Saturday, September 21, 2013

The Gold Standard is Misleading

It is important if, with me, you expect that the world will in time have to adopt some sort of gold standard. The phrase ‘the gold standard’ is misleading, there are many different ways in which one can structure a gold standard, or simply use gold as a reference of value, as suggested for example by Robert Zoellick in 2010. But given any resumption of a gold-based system, the most powerful countries will be the countries that have the gold.
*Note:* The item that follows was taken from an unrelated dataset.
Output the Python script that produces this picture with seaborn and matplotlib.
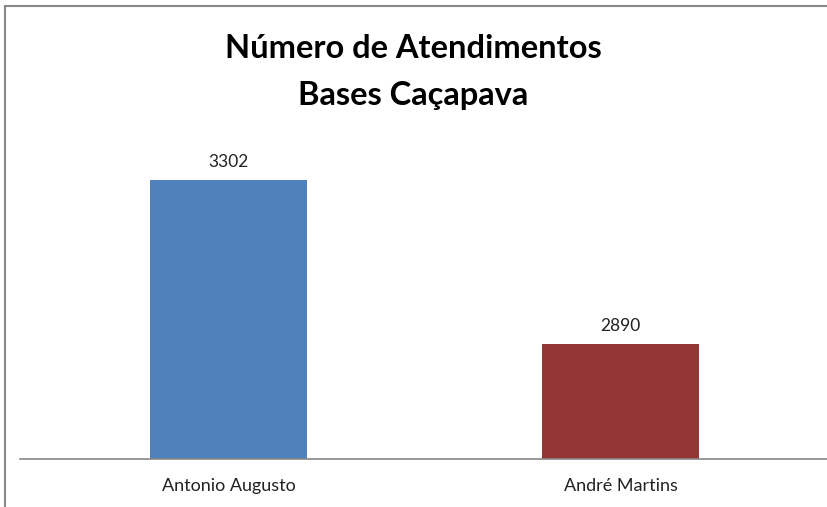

What is the best way to consider gold as a measure of relative economic power? One approach sometimes used is a measurement of the percentage of a nation’s reserves that is held in gold. The U.S. is in good shape, then, because it has 70% of its reserves in gold, whereas China has only 1% of its reserves in gold. But that, I submit, is a misleading measure.
We don’t need a foreign currency, because we print dollars. So at least as long as the dollar retains its central measuring role in international transactions it isn’t surprising the U.S. doesn’t hold in reserve a lot of euros or pounds. We hold gold and we can produce dollars at will so we don’t really need foreign currency reserves.

If you want to measure gold as a potential future backing for the economy, though, you need something more germane, and for this purpose one might consider the gold-to-GDP ratio.
The ratio for the U.S. is now approximately 3%. For China, it’s at 0.7%. But that raises the issue of whether the Chinese are lying about their reserves. And clearly they are.